-- Begin --
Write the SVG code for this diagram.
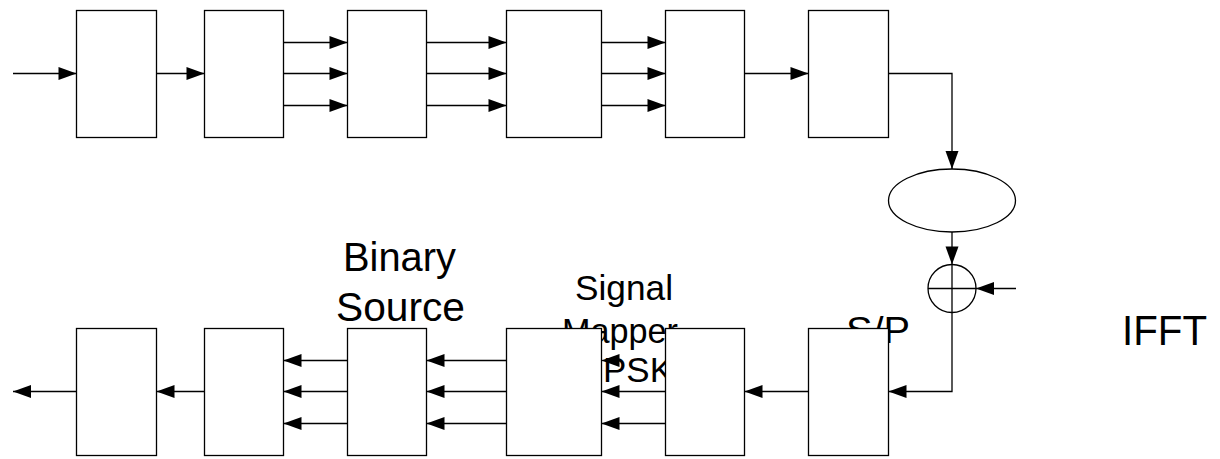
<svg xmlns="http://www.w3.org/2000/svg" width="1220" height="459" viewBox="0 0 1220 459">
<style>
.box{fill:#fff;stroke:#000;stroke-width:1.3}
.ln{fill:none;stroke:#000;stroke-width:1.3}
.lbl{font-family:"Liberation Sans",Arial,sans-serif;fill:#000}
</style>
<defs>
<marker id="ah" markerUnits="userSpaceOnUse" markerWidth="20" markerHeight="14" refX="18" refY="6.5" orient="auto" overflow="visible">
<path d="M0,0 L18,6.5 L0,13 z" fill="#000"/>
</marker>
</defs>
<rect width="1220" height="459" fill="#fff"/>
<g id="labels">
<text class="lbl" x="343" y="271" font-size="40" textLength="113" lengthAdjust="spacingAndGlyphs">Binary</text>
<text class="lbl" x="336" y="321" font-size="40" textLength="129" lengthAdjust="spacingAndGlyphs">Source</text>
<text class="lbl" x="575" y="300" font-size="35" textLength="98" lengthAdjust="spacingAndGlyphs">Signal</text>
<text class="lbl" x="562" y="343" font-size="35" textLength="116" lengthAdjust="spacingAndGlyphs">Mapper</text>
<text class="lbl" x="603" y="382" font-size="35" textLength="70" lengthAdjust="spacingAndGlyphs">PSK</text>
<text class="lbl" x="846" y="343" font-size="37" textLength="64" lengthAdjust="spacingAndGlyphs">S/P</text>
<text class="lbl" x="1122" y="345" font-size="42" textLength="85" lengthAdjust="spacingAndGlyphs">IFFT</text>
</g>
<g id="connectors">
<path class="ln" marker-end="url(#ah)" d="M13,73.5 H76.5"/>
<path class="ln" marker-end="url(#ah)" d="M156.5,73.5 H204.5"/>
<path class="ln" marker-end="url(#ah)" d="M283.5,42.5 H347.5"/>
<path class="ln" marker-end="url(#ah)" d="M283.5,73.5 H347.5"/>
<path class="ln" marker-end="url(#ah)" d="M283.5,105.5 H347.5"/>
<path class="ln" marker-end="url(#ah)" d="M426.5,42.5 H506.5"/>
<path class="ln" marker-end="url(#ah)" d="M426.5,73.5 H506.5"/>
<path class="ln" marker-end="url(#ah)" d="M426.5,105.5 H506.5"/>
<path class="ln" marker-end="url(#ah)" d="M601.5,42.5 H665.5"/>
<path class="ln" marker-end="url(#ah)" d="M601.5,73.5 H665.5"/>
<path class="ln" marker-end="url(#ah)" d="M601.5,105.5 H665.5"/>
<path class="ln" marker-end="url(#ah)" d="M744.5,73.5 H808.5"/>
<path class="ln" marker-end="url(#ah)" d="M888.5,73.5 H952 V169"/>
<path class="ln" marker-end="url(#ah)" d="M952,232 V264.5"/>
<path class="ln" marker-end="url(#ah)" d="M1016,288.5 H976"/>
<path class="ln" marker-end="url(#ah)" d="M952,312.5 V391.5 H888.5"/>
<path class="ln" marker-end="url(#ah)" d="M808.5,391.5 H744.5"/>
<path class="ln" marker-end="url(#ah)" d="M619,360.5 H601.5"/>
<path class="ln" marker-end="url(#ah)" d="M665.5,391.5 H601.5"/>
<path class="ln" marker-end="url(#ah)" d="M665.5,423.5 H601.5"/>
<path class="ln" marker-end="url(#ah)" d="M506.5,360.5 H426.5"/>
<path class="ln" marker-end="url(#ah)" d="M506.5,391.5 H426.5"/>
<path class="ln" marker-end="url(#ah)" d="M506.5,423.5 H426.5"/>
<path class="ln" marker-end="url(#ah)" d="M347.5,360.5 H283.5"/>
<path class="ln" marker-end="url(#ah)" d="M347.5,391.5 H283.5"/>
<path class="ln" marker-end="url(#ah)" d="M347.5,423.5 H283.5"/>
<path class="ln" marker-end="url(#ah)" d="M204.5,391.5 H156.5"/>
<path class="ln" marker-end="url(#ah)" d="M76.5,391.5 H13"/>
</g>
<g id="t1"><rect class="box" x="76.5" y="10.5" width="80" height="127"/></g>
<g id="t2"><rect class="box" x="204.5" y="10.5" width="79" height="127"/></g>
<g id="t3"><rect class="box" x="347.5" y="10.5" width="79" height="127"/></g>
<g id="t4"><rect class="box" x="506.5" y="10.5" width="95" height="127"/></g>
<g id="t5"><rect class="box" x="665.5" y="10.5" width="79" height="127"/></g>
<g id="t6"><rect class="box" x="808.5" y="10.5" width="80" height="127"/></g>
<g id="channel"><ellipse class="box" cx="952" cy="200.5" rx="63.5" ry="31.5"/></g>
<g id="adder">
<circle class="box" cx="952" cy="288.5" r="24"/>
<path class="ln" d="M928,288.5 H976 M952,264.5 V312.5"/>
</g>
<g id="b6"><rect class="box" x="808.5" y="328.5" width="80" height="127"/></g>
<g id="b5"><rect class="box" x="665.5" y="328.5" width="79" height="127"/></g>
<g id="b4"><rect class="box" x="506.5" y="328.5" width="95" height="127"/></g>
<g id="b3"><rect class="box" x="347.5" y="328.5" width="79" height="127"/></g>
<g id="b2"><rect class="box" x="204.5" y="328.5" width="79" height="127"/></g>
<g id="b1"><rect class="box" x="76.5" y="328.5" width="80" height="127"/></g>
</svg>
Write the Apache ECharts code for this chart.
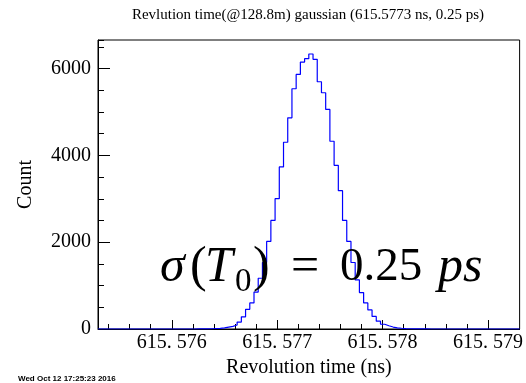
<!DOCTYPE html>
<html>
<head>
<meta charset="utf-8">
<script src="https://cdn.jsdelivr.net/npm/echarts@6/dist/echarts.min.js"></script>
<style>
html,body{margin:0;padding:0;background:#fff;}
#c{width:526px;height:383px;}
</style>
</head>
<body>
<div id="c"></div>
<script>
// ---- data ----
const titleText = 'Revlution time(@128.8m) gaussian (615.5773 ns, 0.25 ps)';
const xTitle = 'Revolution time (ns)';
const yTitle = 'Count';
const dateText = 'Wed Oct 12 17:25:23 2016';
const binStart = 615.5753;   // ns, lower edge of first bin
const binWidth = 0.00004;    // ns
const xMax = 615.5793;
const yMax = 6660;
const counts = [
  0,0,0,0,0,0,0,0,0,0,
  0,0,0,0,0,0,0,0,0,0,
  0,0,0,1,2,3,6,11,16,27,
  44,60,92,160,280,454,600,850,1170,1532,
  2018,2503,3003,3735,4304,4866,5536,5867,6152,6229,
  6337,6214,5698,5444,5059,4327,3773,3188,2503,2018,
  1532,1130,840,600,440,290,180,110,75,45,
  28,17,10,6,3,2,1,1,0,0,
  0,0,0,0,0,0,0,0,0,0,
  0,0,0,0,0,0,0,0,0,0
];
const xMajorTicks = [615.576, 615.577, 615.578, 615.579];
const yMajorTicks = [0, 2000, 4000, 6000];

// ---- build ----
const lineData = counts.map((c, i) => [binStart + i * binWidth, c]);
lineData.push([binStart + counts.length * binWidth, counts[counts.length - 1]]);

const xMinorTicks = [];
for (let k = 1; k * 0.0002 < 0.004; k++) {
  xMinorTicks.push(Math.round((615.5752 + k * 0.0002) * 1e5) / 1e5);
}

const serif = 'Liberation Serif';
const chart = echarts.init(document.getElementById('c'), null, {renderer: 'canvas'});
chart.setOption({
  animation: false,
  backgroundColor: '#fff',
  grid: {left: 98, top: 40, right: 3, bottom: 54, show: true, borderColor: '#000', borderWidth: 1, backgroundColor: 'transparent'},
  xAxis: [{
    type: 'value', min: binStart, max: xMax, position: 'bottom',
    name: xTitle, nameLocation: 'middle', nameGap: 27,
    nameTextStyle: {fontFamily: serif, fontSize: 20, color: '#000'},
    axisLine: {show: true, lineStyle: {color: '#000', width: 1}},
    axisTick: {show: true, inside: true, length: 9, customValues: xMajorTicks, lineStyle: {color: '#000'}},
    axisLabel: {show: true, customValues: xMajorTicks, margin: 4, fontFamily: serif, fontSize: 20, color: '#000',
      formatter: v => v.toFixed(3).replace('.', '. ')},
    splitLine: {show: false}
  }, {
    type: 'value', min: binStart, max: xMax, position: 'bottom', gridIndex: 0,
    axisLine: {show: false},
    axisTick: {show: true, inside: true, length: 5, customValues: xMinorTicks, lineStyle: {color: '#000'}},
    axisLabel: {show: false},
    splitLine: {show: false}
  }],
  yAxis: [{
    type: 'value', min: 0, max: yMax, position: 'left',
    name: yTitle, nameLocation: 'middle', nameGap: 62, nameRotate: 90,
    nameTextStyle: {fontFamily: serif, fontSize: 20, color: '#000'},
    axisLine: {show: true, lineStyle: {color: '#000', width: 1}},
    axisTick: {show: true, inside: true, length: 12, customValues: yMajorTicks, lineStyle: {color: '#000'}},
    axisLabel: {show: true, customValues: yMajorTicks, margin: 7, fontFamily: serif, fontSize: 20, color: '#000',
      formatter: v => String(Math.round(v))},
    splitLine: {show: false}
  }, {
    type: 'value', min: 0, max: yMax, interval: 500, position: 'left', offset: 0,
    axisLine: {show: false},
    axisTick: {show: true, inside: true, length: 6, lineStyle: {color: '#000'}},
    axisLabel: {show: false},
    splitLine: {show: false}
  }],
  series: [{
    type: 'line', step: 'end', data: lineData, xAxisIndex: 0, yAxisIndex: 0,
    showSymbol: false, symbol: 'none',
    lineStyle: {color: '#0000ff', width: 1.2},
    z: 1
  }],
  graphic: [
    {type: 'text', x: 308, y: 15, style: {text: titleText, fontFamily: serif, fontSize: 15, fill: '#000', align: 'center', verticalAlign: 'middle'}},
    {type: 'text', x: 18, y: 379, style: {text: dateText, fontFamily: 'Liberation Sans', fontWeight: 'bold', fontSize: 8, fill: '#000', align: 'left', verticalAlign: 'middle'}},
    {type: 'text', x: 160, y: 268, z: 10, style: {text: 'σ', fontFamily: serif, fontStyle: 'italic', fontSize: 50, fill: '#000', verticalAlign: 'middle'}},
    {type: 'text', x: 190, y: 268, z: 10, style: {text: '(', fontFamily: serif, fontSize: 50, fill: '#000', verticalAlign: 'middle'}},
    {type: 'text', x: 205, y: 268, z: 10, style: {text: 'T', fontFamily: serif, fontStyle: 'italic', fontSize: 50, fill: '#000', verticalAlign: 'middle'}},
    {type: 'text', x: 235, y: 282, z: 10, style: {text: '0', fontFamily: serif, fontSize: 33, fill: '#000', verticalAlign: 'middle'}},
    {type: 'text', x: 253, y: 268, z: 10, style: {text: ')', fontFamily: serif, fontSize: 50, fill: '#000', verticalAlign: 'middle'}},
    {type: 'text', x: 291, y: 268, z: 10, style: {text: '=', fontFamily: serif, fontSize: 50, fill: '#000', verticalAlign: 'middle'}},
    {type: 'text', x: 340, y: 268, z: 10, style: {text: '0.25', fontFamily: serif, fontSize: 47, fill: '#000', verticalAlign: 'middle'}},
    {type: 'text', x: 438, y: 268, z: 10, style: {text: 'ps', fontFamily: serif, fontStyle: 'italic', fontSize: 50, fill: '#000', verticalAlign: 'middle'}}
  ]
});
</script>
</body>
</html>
-- End --
Problem details: In the records above, how many lines hold the string "code"? Reply with only the number.

The reply: 2